BEIJING — The government put additional police on the streets and detained dissidents Tuesday as part of a security crackdown before the 25th anniversary of the crushing of pro-democracy protests centered on the capital's Tiananmen Square.
Police manned checkpoints, and officers and paramilitary troops patrolled overpasses and streets near the square.
The increased security comes on top of heightened restrictions on political activists, artists, lawyers and other government critics. Dozens have been taken into detention, forced out of Beijing or confined to their homes in other parts of the country.
"June 4 has come again and the plainclothes officers are here to protect us. I can't leave the house to travel or lecture," Jiangsu province-based environmental activist Wu Lihong said in a text message.
In an apparent sign of government nervousness, connections to the global Internet appeared to have been disrupted.
China allows no public discussion of the events of June 3-4, 1989, when soldiers, tanks and armored personnel carriers entered the heart of the city, killing hundreds of unarmed protesters and onlookers. The government has never issued a formal accounting of the crackdown and the number of casualties.
Beijing's official verdict is that the student-led protests aimed to topple the ruling Communist Party and plunge China into chaos. Protest leaders said they were merely seeking greater democracy and freedom, along with an end to corruption and favoritism within the party.
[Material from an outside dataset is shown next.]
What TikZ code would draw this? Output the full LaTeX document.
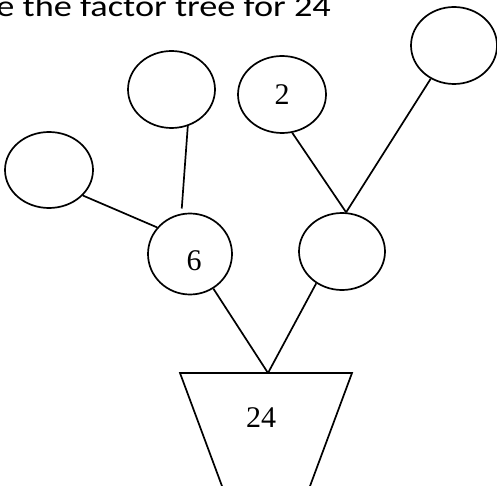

Authorities regularly tighten security ahead of June 4, but this year's suppression is harsher than in the past. Activists who previously received no more than a warning have been taken into custody and police have told foreign journalists they would face unspecified serious consequences for covering sensitive issues.
Despite China's discouragement, the crackdown is recalled with rallies and commemorations in Chinese communities worldwide, especially in Hong Kong, a former British colony that has retained its own legal system and civil liberties since returning to Chinese rule in 1997.